··· Material

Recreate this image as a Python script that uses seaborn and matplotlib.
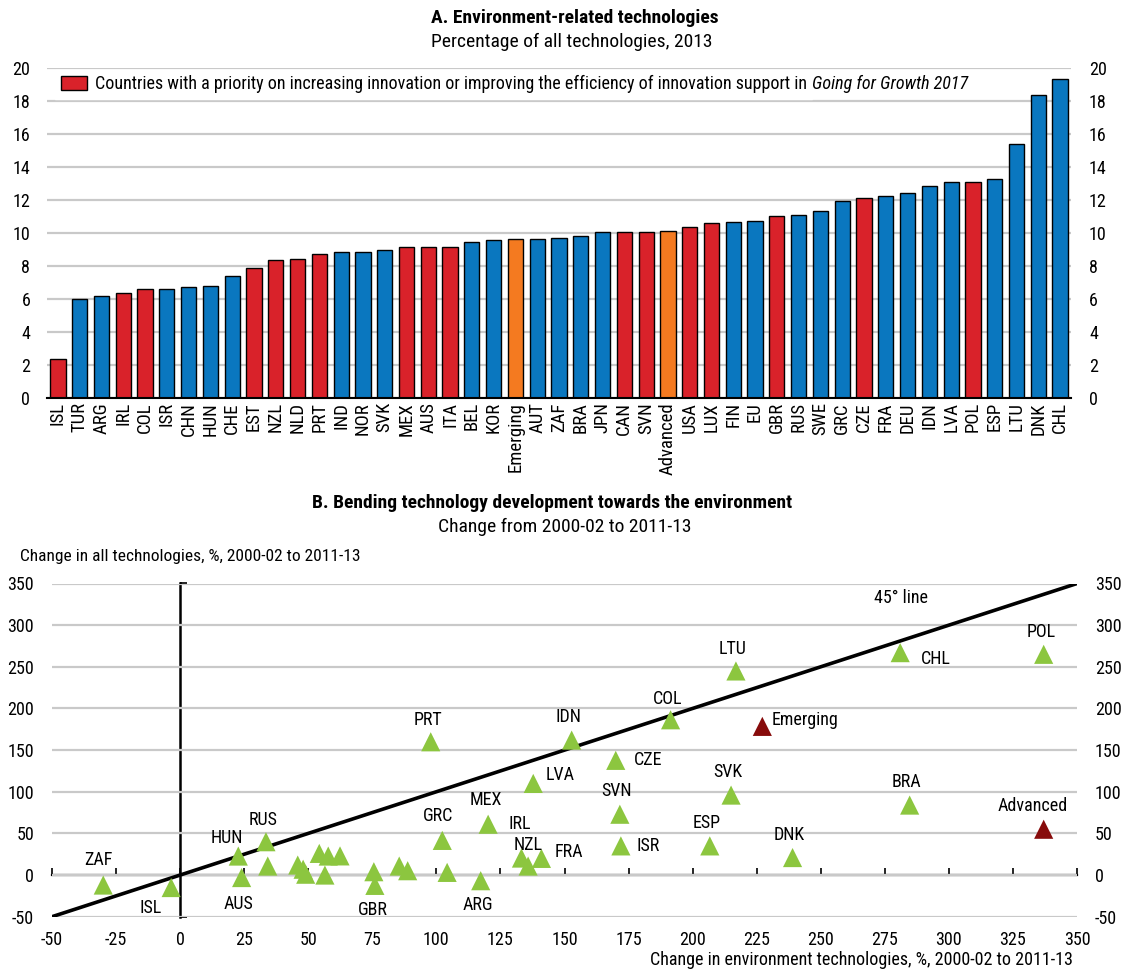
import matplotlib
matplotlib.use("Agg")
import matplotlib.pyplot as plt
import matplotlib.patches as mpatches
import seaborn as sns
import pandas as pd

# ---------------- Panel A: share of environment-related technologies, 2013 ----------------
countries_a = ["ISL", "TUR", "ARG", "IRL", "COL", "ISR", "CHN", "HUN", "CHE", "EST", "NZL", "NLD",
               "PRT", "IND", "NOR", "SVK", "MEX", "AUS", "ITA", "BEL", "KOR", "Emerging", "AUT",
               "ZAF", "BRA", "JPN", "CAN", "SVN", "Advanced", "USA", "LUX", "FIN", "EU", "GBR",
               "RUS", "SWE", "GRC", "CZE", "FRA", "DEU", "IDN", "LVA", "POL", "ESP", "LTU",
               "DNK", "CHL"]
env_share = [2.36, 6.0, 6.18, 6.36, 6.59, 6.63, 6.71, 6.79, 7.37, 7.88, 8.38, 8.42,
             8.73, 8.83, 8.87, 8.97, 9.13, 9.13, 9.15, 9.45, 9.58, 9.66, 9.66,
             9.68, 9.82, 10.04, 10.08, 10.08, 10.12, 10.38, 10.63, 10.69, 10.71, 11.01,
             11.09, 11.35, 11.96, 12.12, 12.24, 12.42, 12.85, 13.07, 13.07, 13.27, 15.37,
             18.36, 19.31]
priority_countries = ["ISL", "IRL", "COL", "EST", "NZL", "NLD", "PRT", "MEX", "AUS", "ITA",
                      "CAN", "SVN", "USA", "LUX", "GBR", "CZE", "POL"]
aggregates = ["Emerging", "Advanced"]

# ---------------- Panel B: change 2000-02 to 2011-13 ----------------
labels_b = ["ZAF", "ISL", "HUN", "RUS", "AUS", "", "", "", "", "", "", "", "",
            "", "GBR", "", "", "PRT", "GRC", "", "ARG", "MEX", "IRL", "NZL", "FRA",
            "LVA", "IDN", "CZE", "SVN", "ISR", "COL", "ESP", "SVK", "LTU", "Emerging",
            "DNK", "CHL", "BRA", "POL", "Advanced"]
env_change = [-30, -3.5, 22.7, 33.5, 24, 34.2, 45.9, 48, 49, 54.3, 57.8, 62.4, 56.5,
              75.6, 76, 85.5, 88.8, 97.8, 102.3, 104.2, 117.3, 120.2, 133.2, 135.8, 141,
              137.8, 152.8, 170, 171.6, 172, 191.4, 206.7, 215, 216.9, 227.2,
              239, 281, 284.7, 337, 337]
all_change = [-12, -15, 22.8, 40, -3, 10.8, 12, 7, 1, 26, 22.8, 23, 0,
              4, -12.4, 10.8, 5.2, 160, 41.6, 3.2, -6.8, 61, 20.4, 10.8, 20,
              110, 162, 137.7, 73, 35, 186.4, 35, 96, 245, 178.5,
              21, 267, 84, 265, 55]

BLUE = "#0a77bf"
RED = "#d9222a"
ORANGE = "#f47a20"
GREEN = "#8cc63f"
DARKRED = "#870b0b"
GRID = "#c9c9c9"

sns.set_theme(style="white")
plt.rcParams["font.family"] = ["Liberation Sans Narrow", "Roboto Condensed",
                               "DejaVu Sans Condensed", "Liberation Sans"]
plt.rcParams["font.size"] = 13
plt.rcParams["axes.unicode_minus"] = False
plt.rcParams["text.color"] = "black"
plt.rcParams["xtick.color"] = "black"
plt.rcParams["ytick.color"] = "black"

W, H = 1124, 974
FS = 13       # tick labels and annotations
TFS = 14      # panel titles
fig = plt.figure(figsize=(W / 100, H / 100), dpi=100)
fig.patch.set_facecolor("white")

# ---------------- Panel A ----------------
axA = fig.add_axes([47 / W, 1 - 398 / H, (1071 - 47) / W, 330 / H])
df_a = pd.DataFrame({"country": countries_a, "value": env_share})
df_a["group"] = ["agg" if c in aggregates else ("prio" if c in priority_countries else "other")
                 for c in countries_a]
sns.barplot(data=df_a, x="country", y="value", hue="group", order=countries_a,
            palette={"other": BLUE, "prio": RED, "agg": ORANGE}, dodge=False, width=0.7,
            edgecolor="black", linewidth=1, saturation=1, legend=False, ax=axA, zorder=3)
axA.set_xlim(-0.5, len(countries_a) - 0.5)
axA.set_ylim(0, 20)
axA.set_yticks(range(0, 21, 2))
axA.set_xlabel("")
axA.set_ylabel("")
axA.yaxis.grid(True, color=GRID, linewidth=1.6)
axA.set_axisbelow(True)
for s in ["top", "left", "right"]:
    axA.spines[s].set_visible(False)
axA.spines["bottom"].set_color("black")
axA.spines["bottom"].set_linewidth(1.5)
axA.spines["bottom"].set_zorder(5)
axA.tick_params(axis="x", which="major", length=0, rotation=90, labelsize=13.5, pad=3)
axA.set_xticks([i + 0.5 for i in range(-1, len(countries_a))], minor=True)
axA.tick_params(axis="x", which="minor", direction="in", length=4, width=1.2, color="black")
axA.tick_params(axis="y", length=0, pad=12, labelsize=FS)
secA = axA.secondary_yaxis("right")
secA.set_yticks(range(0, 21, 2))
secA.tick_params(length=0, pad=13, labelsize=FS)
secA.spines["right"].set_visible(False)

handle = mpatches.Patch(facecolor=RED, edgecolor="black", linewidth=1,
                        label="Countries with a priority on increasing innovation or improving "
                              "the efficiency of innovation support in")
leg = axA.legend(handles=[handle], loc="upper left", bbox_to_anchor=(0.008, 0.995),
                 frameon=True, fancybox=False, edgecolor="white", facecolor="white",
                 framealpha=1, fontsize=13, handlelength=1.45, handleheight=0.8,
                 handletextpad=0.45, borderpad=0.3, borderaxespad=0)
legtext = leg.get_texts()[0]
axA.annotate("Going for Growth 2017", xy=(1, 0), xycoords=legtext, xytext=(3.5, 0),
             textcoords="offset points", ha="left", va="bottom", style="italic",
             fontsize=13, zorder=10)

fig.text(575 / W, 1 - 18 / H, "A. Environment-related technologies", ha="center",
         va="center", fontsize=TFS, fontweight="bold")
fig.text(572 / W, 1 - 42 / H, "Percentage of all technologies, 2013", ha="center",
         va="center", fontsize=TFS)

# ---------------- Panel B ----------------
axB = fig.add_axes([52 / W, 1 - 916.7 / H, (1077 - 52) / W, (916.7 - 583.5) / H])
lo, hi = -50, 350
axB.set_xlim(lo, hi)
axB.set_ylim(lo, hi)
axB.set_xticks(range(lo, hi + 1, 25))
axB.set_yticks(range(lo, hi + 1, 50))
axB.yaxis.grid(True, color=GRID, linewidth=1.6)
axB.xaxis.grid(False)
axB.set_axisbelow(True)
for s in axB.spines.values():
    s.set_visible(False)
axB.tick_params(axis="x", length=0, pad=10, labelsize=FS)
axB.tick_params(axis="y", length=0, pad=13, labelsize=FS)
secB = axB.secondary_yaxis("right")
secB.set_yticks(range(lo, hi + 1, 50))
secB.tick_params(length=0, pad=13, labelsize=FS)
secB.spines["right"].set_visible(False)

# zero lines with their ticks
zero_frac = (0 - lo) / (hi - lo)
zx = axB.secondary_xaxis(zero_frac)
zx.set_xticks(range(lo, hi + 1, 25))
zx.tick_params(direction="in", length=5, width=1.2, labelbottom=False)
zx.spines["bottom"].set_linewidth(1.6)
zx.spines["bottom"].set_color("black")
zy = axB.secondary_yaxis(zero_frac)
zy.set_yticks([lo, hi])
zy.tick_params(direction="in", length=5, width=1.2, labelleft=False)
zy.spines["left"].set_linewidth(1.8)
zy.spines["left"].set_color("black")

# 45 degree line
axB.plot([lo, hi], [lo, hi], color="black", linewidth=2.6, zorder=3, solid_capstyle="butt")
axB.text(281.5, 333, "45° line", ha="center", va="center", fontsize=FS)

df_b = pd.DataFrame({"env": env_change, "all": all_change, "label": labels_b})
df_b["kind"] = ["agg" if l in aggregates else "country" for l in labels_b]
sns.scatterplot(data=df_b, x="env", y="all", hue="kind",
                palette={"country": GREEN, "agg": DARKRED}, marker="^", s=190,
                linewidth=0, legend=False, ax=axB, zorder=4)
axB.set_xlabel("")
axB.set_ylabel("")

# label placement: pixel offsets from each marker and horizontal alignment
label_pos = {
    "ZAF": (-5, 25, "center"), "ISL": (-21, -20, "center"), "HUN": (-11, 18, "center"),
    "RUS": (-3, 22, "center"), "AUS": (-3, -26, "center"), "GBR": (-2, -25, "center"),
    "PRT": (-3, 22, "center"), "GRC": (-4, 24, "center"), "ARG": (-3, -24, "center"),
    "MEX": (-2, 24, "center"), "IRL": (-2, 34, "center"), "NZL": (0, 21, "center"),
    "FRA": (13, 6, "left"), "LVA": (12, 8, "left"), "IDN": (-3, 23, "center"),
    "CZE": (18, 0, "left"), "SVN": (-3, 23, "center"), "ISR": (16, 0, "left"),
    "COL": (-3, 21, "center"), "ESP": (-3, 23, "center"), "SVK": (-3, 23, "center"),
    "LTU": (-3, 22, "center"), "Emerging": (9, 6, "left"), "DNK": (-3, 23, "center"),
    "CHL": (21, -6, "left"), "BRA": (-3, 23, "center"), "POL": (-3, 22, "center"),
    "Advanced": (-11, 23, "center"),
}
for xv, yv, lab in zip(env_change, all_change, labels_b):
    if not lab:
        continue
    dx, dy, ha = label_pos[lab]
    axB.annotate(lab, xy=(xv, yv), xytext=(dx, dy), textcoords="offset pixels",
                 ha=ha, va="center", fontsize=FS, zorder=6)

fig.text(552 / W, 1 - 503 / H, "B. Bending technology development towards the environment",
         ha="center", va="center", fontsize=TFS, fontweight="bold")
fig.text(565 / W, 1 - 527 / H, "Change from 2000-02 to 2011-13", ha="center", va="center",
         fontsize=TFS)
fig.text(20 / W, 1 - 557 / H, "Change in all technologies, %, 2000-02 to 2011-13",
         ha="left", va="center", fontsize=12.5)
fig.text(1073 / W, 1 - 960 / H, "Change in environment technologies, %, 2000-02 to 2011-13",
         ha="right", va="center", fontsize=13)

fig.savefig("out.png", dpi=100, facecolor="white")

······

- Exercise -
Restate exactly, please, only the lines between the start of the data and the line containing "import pandas as pd", both ends included, skipping the pictures.

- Solution for this problem -
Recreate this image as a Python script that uses seaborn and matplotlib.
import matplotlib
matplotlib.use("Agg")
import matplotlib.pyplot as plt
import matplotlib.patches as mpatches
import seaborn as sns
import pandas as pd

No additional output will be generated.